On 08.11.24 09:54, Dmitry Dolgov wrote:

Looks like there is a plot twist. After talking to Gabriele off list and
testing on an EKS, I've discovered that since 5.7 Linux kernel supports
hugetlb reservation via hugetlbfs [1]. That means that together with the
original limitation at page fault time there is one at reservation time,
which has a separate knob in cgroupfs:

# cgroup v2, hugetlb controller
#
# original limit, page fault level
hugetlb.2MB.limit_in_bytes
#
# new one, reservation level
hugetlb.2MB.rsvd.limit_in_bytes

This means that there still could be people facing the original issue patch is
trying to address: for that one needs to either run older kernel, or have a
container orchestration tool that do not set rsvd value (looks like there are
such examples).

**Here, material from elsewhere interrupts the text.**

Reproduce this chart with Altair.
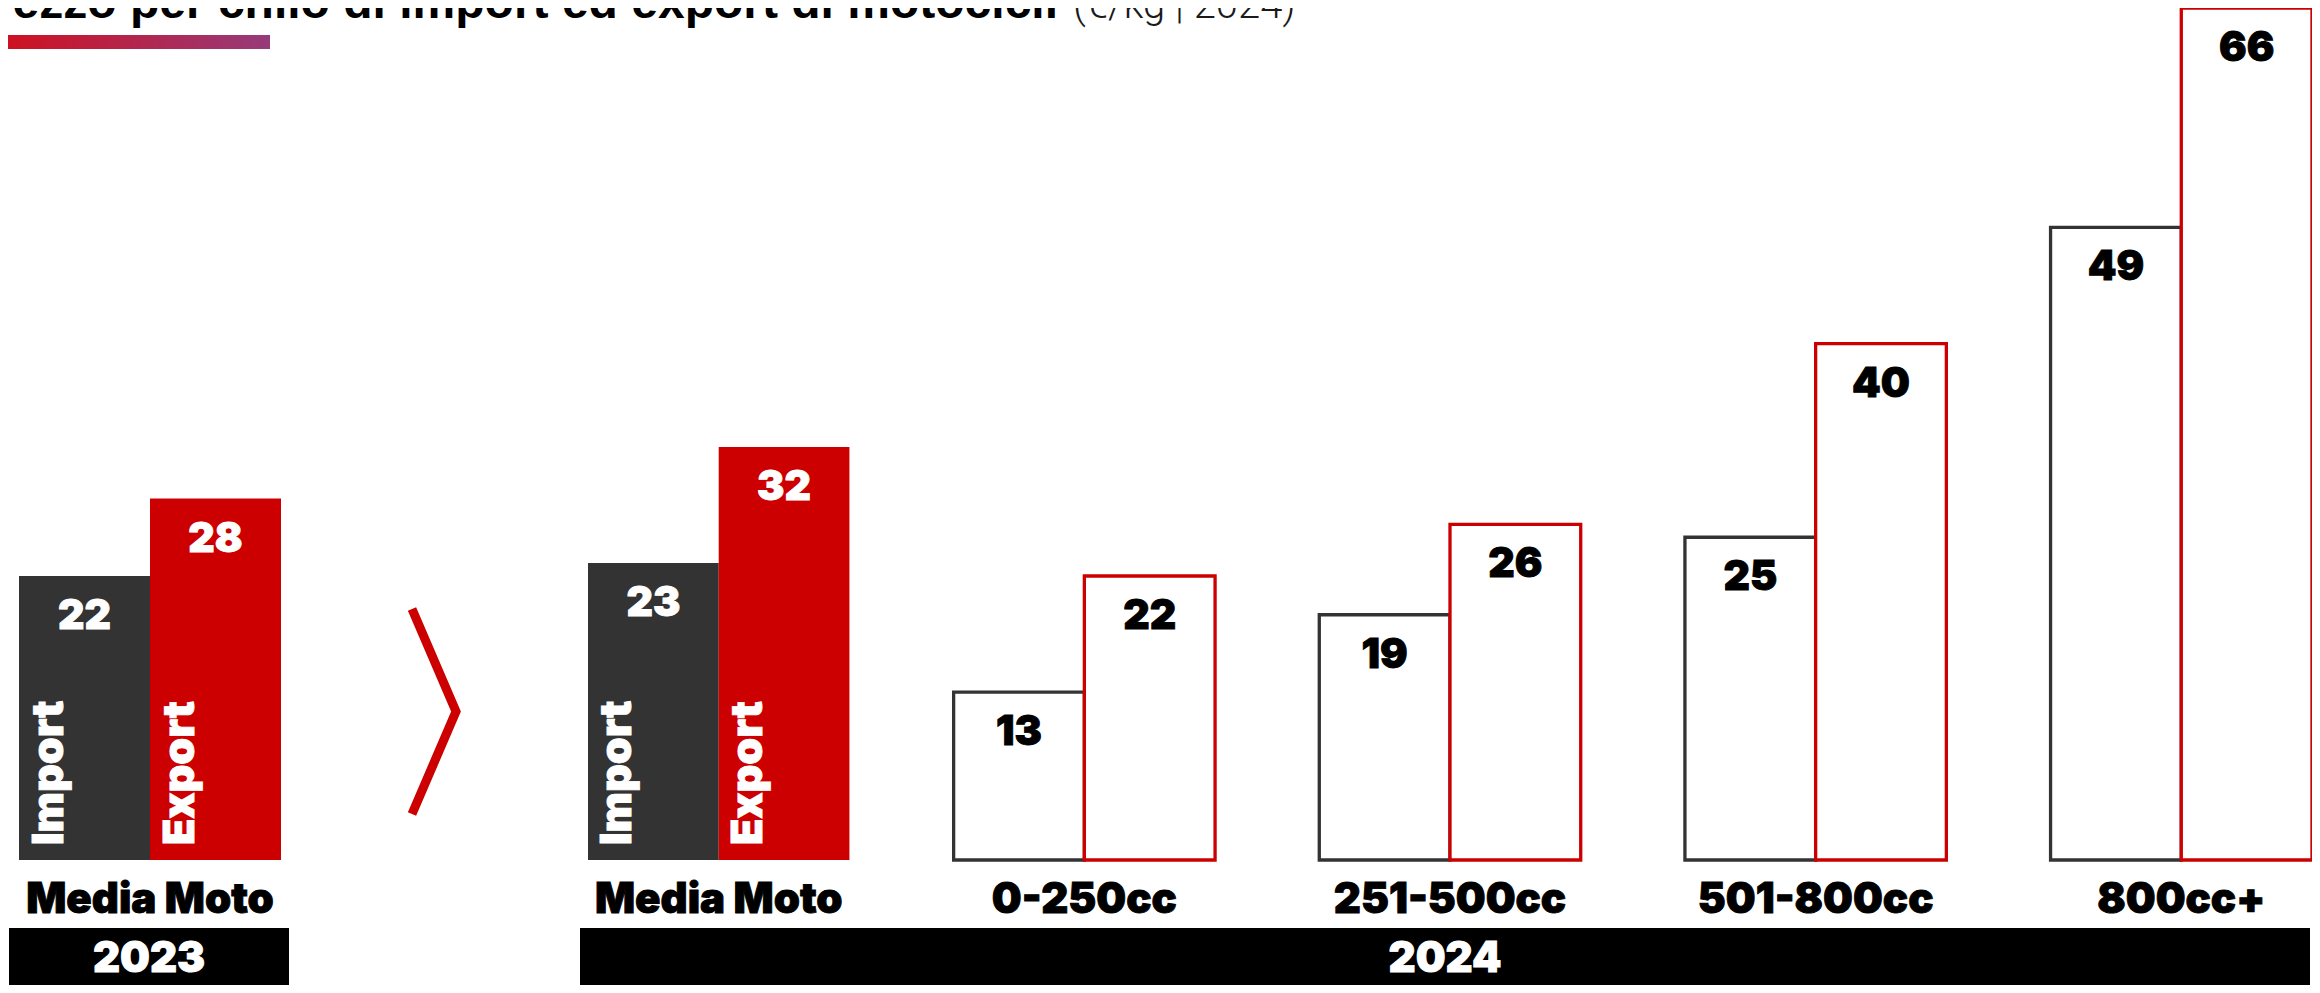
import altair as alt
import pandas as pd

# ---------------- data ----------------
series = ["Import", "Export"]

categories_2023 = ["Media Moto"]
import_2023 = [22]
export_2023 = [28]

categories_2024 = ["Media Moto", "0-250cc", "251-500cc", "501-800cc", "800cc+"]
import_2024 = [23, 13, 19, 25, 49]
export_2024 = [32, 22, 26, 40, 66]

years = ["2023", "2024"]

title_bold = "Prezzo per chilo di import ed export di motocicli"
title_light = "(€/kg | 2024)"

chevron_x = [0, 1, 0]
chevron_y = [0, 0.5, 1]


def make_df(cats, imp, exp):
    rows = []
    for c, i, e in zip(cats, imp, exp):
        rows.append({"category": c, "series": "Import", "value": i})
        rows.append({"category": c, "series": "Export", "value": e})
    return pd.DataFrame(rows)


df23 = make_df(categories_2023, import_2023, export_2023)
df24 = make_df(categories_2024, import_2024, export_2024)

# ---------------- style ----------------
W, H = 2304, 977
BASE = 852
RED = "#cc0000"
DARK = "#333333"
HEAVY = "Inter"
THICK = 0.9

y_scale = alt.Scale(domain=[0, 66], range=[BASE, 0], nice=False, zero=True)
fill_scale = alt.Scale(domain=["Import", "Export", "none"], range=[DARK, RED, "#ffffff"])
stroke_scale = alt.Scale(domain=series, range=[DARK, RED])


def panel(df, cats, x_range, pad_inner):
    xs = alt.Scale(domain=cats, range=x_range, paddingInner=pad_inner, paddingOuter=0)
    xenc = alt.X("category:N", sort=cats, scale=xs, axis=None)
    xoff = alt.XOffset("series:N", sort=series,
                       scale=alt.Scale(domain=series, paddingInner=0, paddingOuter=0))
    base = alt.Chart(df).transform_calculate(
        fillkey="datum.category == 'Media Moto' ? datum.series : 'none'"
    ).encode(x=xenc, xOffset=xoff)

    bars = base.mark_bar(strokeJoin="miter").encode(
        y=alt.Y("value:Q", scale=y_scale, axis=None),
        fill=alt.Fill("fillkey:N", scale=fill_scale, legend=None),
        stroke=alt.Stroke("series:N", scale=stroke_scale, legend=None),
        strokeWidth=alt.condition(alt.datum.category == "Media Moto",
                                  alt.value(0), alt.value(3.3)),
    )
    vals = base.mark_text(font=HEAVY, fontWeight=900, fontSize=41,
                          baseline="alphabetic", dy=53, strokeWidth=THICK).encode(
        y=alt.Y("value:Q", scale=y_scale, axis=None),
        text=alt.Text("value:Q"),
        fill=alt.condition(alt.datum.category == "Media Moto",
                           alt.value("#ffffff"), alt.value("#000000")),
        stroke=alt.condition(alt.datum.category == "Media Moto",
                             alt.value("#ffffff"), alt.value("#000000")),
    )
    names = base.transform_filter(alt.datum.category == "Media Moto").mark_text(
        font=HEAVY, fontWeight=900, fontSize=43, angle=270, align="left",
        baseline="alphabetic", dx=15, dy=-22, fill="#ffffff", stroke="#ffffff",
        strokeWidth=THICK
    ).encode(y=alt.value(BASE), text="series:N")

    cat_df = pd.DataFrame({"category": cats})
    labels = alt.Chart(cat_df).mark_text(
        font=HEAVY, fontWeight=900, fontSize=42, baseline="alphabetic",
        fill="#000000", stroke="#000000", strokeWidth=THICK
    ).encode(x=xenc, y=alt.value(905), text="category:N")
    return alt.layer(bars, vals, names, labels)


layer23 = panel(df23, categories_2023, [11, 273], 0)
layer24 = panel(df24, categories_2024, [580, 2304], 0.285)


# year boxes
def year_box(year, x0, x1):
    d = pd.DataFrame({"year": [year]})
    box = alt.Chart(d).mark_rect(color="#000000").encode(
        x=alt.value(x0), x2=alt.value(x1), y=alt.value(920), y2=alt.value(H))
    txt = alt.Chart(d).mark_text(font=HEAVY, fontWeight=900, fontSize=42,
                                 baseline="alphabetic", fill="#ffffff",
                                 stroke="#ffffff", strokeWidth=THICK).encode(
        x=alt.value((x0 + x1) / 2), y=alt.value(964), text="year:N")
    return box + txt


box23 = year_box(years[0], 1, 281)
box24 = year_box(years[1], 572, 2302)

# chevron
chev_df = pd.DataFrame({"cx": chevron_x, "cy": chevron_y, "idx": [0, 1, 2]})
chevron = alt.Chart(chev_df).mark_line(color=RED, strokeWidth=9, strokeJoin="miter",
                                        strokeCap="butt").encode(
    x=alt.X("cx:Q", scale=alt.Scale(domain=[0, 1], range=[404, 448], nice=False, zero=False), axis=None),
    y=alt.Y("cy:Q", scale=alt.Scale(domain=[0, 1], range=[601, 806], nice=False, zero=False), axis=None),
    order=alt.Order("idx:Q"),
)

# title + gradient bar
one = pd.DataFrame({"t1": [title_bold], "t2": [title_light]})
grad = alt.Chart(one).mark_rect(
    fill=alt.LinearGradient(gradient="linear",
                            stops=[alt.GradientStop(color="#cf1020", offset=0),
                                   alt.GradientStop(color="#963b7a", offset=1)],
                            x1=0, x2=1, y1=0, y2=0)
).encode(x=alt.value(-8), x2=alt.value(262), y=alt.value(27), y2=alt.value(41))

t_bold = alt.Chart(one).mark_text(font="Liberation Sans", fontWeight="bold", fontSize=48,
                                  align="right", baseline="alphabetic", color="#000000").encode(
    x=alt.value(1050), y=alt.value(10), text="t1:N")
t_light = alt.Chart(one).mark_text(font="Roboto", fontWeight=300, fontSize=40,
                                   align="left", baseline="alphabetic", color="#1a1a1a").encode(
    x=alt.value(1065), y=alt.value(10), text="t2:N")

chart = alt.layer(
    layer23, layer24, chevron, box23, box24, grad, t_bold, t_light
).resolve_scale(
    x="independent", xOffset="independent", y="independent"
).properties(
    width=W, height=H, padding=0,
    autosize=alt.AutoSizeParams(type="none"),
    background="#ffffff",
).configure_view(stroke=None)

chart.save("out.html", embed_options={"renderer": "svg", "actions": False})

But in the long term perspective I would expect everyone
converging to use reservation limits correctly, so maybe the patch is not
needed after all.

Ah good, it looks like the issue was addressed properly in the kernel
then, and we don't need the workaround your patch proposes anymore.

So, I think we don't need to proceed with your patch. The issue will
hopefully go away over time (or has already), and those who are still
affected by it for some reason can refer to this thread for discussion
and maybe choose to apply the patch on their own.